Das Beratungsgeschäft blieb bei mir hängen, das sollte sich erst im nächsten Jahrzehnt ändern. Schaut man auf die Inhalte damaliger Vereinbarungen, so lassen sich einige Tendenzen deutlich erkennen:

  • Schwerpunkt waren die produktionsnahen Systeme in ihrer großen Vielfalt, in der sie sich damals präsentierten. Vieles war in den Firmen selbst entwickelt, die Standardisierung der Software steckte noch in den Kinderschuhen. Heute bekannte Namen, wie z.B. SAP, tauchten eher selten auf.
  • Wir redeten einer strikten Trennung von Betriebs- und Personaldaten das Wort und entwickelten eine Reihe von Modellen, wie man das durchsetzen konnte.
  • Wo immer es geht, haben wir betont, dass es sich nicht um Technik allein handelt, sondern um durch Computer unterstützte Arbeitssysteme. In diesen bilden Technik, Organisation und Qualifikation der mit den Systemen arbeitenden Menschen eine untrennbare Einheit.
  • Das Konzept Computer als Werkzeug stand Pate bei vielen Einzelregelungen. Die arbeitenden Menschen sollten nicht als Bediener einer Maschine gesehen werden. Ihre aktive Rolle im Arbeitsprozess sollte betont werden.
  • Entscheidungsprozesse in der Arbeit waren unbedingt zu erhalten, Automatisierung sollte sich auf Routine- und Wiederholprozesse beschränken.
  • Wir machten versteckte Propaganda für den bevorzugten Einsatz von Personal Computern. Das trendige Video, in dem Steve Jobs den ersten Apple Macintosh vorstellte, haben wir bei vielen Veranstaltungen gezeigt.
  • Grundsätze der Softwareergonomie finden sich in vielen Vereinbarungen der damaligen Zeit. Software sollte einfach, intuitiv zu bedienen, selbsterklärend und fehlerrobust sein. Den Vorzug grafischer Benutzeroberflächen haben wir immer wieder betont.

 

Es war ein wildes Jahrzehnt. Die Computertechnik war neu. Die Aufmerksamkeit hoch. Es war klar, dass sich die Arbeitswelt grundlegend ändern würde. Die Betriebsräte waren engagiert.

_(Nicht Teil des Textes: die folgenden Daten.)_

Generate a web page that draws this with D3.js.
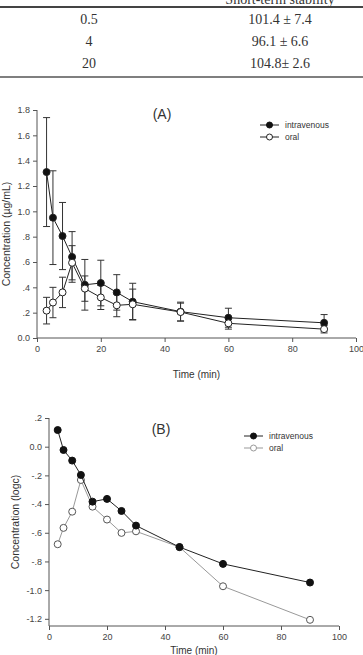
<!DOCTYPE html>
<html>
<head>
  <meta charset='utf-8'>
  <style>
  body { margin: 0; background: #fff; }
  svg { display: block; }
  .tbl { font-family: 'Liberation Serif', 'Times New Roman', serif; font-size: 14px; fill: #333; }
  .axis text { font-family: 'Liberation Sans', Arial, sans-serif; font-size: 9px; fill: #444; }
  .axis path, .axis line { stroke: #555; stroke-width: 1px; }
  .lbl { font-family: 'Liberation Sans', Arial, sans-serif; fill: #333; }
  </style>
</head>
<body>
<script src='https://d3js.org/d3.v7.min.js'></script>
<script>

// table at the top (header is mostly cropped away in the reference)
var tableHeader = 'Short-term stability';
var tableConc = ['0.5', '4', '20'];
var tableStab = ['101.4 \u00b1 7.4', '96.1 \u00b1 6.6', '104.8\u00b1 2.6'];

// sampling times (min)
var times = [3, 5, 8, 11, 15, 20, 25, 30, 45, 60, 90];

// panel A: concentration (ug/mL) mean and SD
var ivMean   = [1.31, 0.95, 0.805, 0.64, 0.42, 0.434, 0.36, 0.287, 0.208, 0.16, 0.12];
var ivSd     = [0.43, 0.37, 0.265, 0.20, 0.20, 0.18, 0.14, 0.145, 0.075, 0.075, 0.065];
var oralMean = [0.216, 0.28, 0.36, 0.594, 0.39, 0.32, 0.258, 0.266, 0.205, 0.116, 0.07];
var oralSd   = [0.105, 0.12, 0.12, 0.135, 0.10, 0.095, 0.09, 0.12, 0.07, 0.046, 0.03];

// panel B: log concentration
var ivLog   = [0.116, -0.023, -0.097, -0.197, -0.383, -0.364, -0.448, -0.55, -0.70, -0.817, -0.947];
var oralLog = [-0.68, -0.566, -0.453, -0.232, -0.418, -0.508, -0.601, -0.59, -0.70, -0.973, -1.207];

var xTicks = [0, 20, 40, 60, 80, 100];
var aTicks = [0, 0.2, 0.4, 0.6, 0.8, 1.0, 1.2, 1.4, 1.6, 1.8];
var aTickLabels = ['0.0', '.2', '.4', '.6', '.8', '1.0', '1.2', '1.4', '1.6', '1.8'];
var bTicks = [-1.2, -1.0, -0.8, -0.6, -0.4, -0.2, 0, 0.2];
var bTickLabels = ['-1.2', '-1.0', '-.8', '-.6', '-.4', '-.2', '0.0', '.2'];

var seriesNames = ['intravenous', 'oral'];

var W = 363, H = 655;
var svg = d3.select('body').append('svg').attr('width', W).attr('height', H);

// ---- table ----
var tbl = svg.append('g');
tbl.append('text').attr('class', 'tbl').attr('x', 280).attr('y', 4)
    .attr('text-anchor', 'middle').text(tableHeader);
tbl.append('line').attr('x1', 0).attr('x2', W).attr('y1', 7).attr('y2', 7)
    .attr('stroke', '#444').attr('stroke-width', 2);
tableConc.forEach(function(c, i) {
  var y = 24 + i * 22;
  tbl.append('text').attr('class', 'tbl').attr('x', 89).attr('y', y)
      .attr('text-anchor', 'middle').text(c);
  tbl.append('text').attr('class', 'tbl').attr('x', 280).attr('y', y)
      .attr('text-anchor', 'middle').text(tableStab[i]);
});
tbl.append('line').attr('x1', 0).attr('x2', W).attr('y1', 77).attr('y2', 77)
    .attr('stroke', '#555').attr('stroke-width', 1.5);

function drawAxes(g, x, y, yTicks, yLabels, title, yLabel, yLabelPos, xLabelY) {
  g.append('g')
      .attr('class', 'axis')
      .attr('transform', 'translate(0,' + y.range()[0] + ')')
      .call(d3.axisBottom(x).tickValues(xTicks).tickSize(4).tickSizeOuter(0).tickPadding(4))
      .call(function(a) { a.select('.domain').attr('d', 'M' + x.range()[0] + ',0H' + x.range()[1]); });

  g.append('g')
      .attr('class', 'axis')
      .attr('transform', 'translate(' + x.range()[0] + ',0)')
      .call(d3.axisLeft(y).tickValues(yTicks).tickSize(4).tickSizeOuter(0).tickPadding(3)
        .tickFormat(function(d, i) { return yLabels[i]; }))
      .call(function(a) { a.select('.domain').attr('d', 'M0,' + y.range()[0] + 'V' + y.range()[1]); });

  g.append('text').attr('class', 'lbl')
      .attr('x', (x.range()[0] + x.range()[1]) / 2).attr('y', xLabelY)
      .attr('text-anchor', 'middle').style('font-size', '10px').text('Time (min)');

  g.append('text').attr('class', 'lbl')
      .attr('transform', 'translate(' + yLabelPos[0] + ',' + yLabelPos[1] + ') rotate(-90)')
      .attr('text-anchor', 'middle').style('font-size', '10.5px').text(yLabel);

  g.append('text').attr('class', 'lbl')
      .attr('x', title[1]).attr('y', title[2])
      .attr('text-anchor', 'middle').style('font-size', '14px').text(title[0]);
}

function drawLegend(g, x0, y0, strokes) {
  seriesNames.forEach(function(n, i) {
    var yy = y0 + i * 12;
    g.append('line').attr('x1', x0).attr('x2', x0 + 19).attr('y1', yy).attr('y2', yy)
        .attr('stroke', strokes[i]).attr('stroke-width', 1);
    g.append('circle').attr('cx', x0 + 9.5).attr('cy', yy).attr('r', 3)
        .attr('fill', i === 0 ? '#111' : '#fff').attr('stroke', i === 0 ? '#111' : strokes[i]);
    g.append('text').attr('class', 'lbl').attr('x', x0 + 25).attr('y', yy + 3)
        .style('font-size', '8.5px').text(n);
  });
}

// ---- panel A ----
var gA = svg.append('g');
var xA = d3.scaleLinear().domain([0, 100]).range([37, 356]);
var yA = d3.scaleLinear().domain([0, 1.8]).range([338, 110]);

drawAxes(gA, xA, yA, aTicks, aTickLabels, ['(A)', 162, 119],
    'Concentration (\u00b5g/mL)', [10, 234], 378);

var lineA = d3.line().x(function(d) { return xA(d[0]); }).y(function(d) { return yA(d[1]); });

[[ivMean, ivSd], [oralMean, oralSd]].forEach(function(s) {
  var pts = times.map(function(t, i) { return [t, s[0][i], s[1][i]]; });
  var eb = gA.append('g').attr('stroke', '#333').attr('stroke-width', 1);
  pts.forEach(function(p) {
    var x = xA(p[0]), y1 = yA(p[1] + p[2]), y2 = yA(p[1] - p[2]);
    eb.append('line').attr('x1', x).attr('x2', x).attr('y1', y1).attr('y2', y2);
    eb.append('line').attr('x1', x - 3.5).attr('x2', x + 3.5).attr('y1', y1).attr('y2', y1);
    eb.append('line').attr('x1', x - 3.5).attr('x2', x + 3.5).attr('y1', y2).attr('y2', y2);
  });
});

[[ivMean, '#111'], [oralMean, '#fff']].forEach(function(s) {
  var pts = times.map(function(t, i) { return [t, s[0][i]]; });
  gA.append('path').datum(pts).attr('d', lineA)
      .attr('fill', 'none').attr('stroke', '#222').attr('stroke-width', 1);
  gA.selectAll(null).data(pts).enter().append('circle')
      .attr('cx', function(d) { return xA(d[0]); })
      .attr('cy', function(d) { return yA(d[1]); })
      .attr('r', 3.5).attr('fill', s[1]).attr('stroke', '#222');
});

drawLegend(gA, 260, 125, ['#222', '#222']);

// ---- panel B ----
var gB = svg.append('g');
var xB = d3.scaleLinear().domain([0, 100]).range([49, 339]);
var yB = d3.scaleLinear().domain([-1.25, 0.2]).range([626, 418]);

drawAxes(gB, xB, yB, bTicks, bTickLabels, ['(B)', 161, 434],
    'Concentration (logc)', [19, 522], 654);

var lineB = d3.line().x(function(d) { return xB(d[0]); }).y(function(d) { return yB(d[1]); });

[[oralLog, '#fff', '#999'], [ivLog, '#111', '#222']].forEach(function(s) {
  var pts = times.map(function(t, i) { return [t, s[0][i]]; });
  gB.append('path').datum(pts).attr('d', lineB)
      .attr('fill', 'none').attr('stroke', s[2]).attr('stroke-width', 1);
  gB.selectAll(null).data(pts).enter().append('circle')
      .attr('cx', function(d) { return xB(d[0]); })
      .attr('cy', function(d) { return yB(d[1]); })
      .attr('r', 3.5).attr('fill', s[1]).attr('stroke', s[1] === '#fff' ? '#555' : '#111');
});

drawLegend(gB, 244, 436, ['#222', '#999']);

</script>
</body>
</html>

Es gab noch kaum Standardsoftware. Die Unternehmen hatten noch große eigene Entwicklungsabteilungen. Gestaltungsmöglichkeiten der Software waren noch umfangreich vorhanden. Programmierern war allerdings nicht unbedingt klar, dass sie mit ihrer Arbeit bestimmten, wie andere Menschen zu arbeiten hatten. Wir waren bemüht, den Dialog zwischen Entwicklern und Anwendern zu organisieren.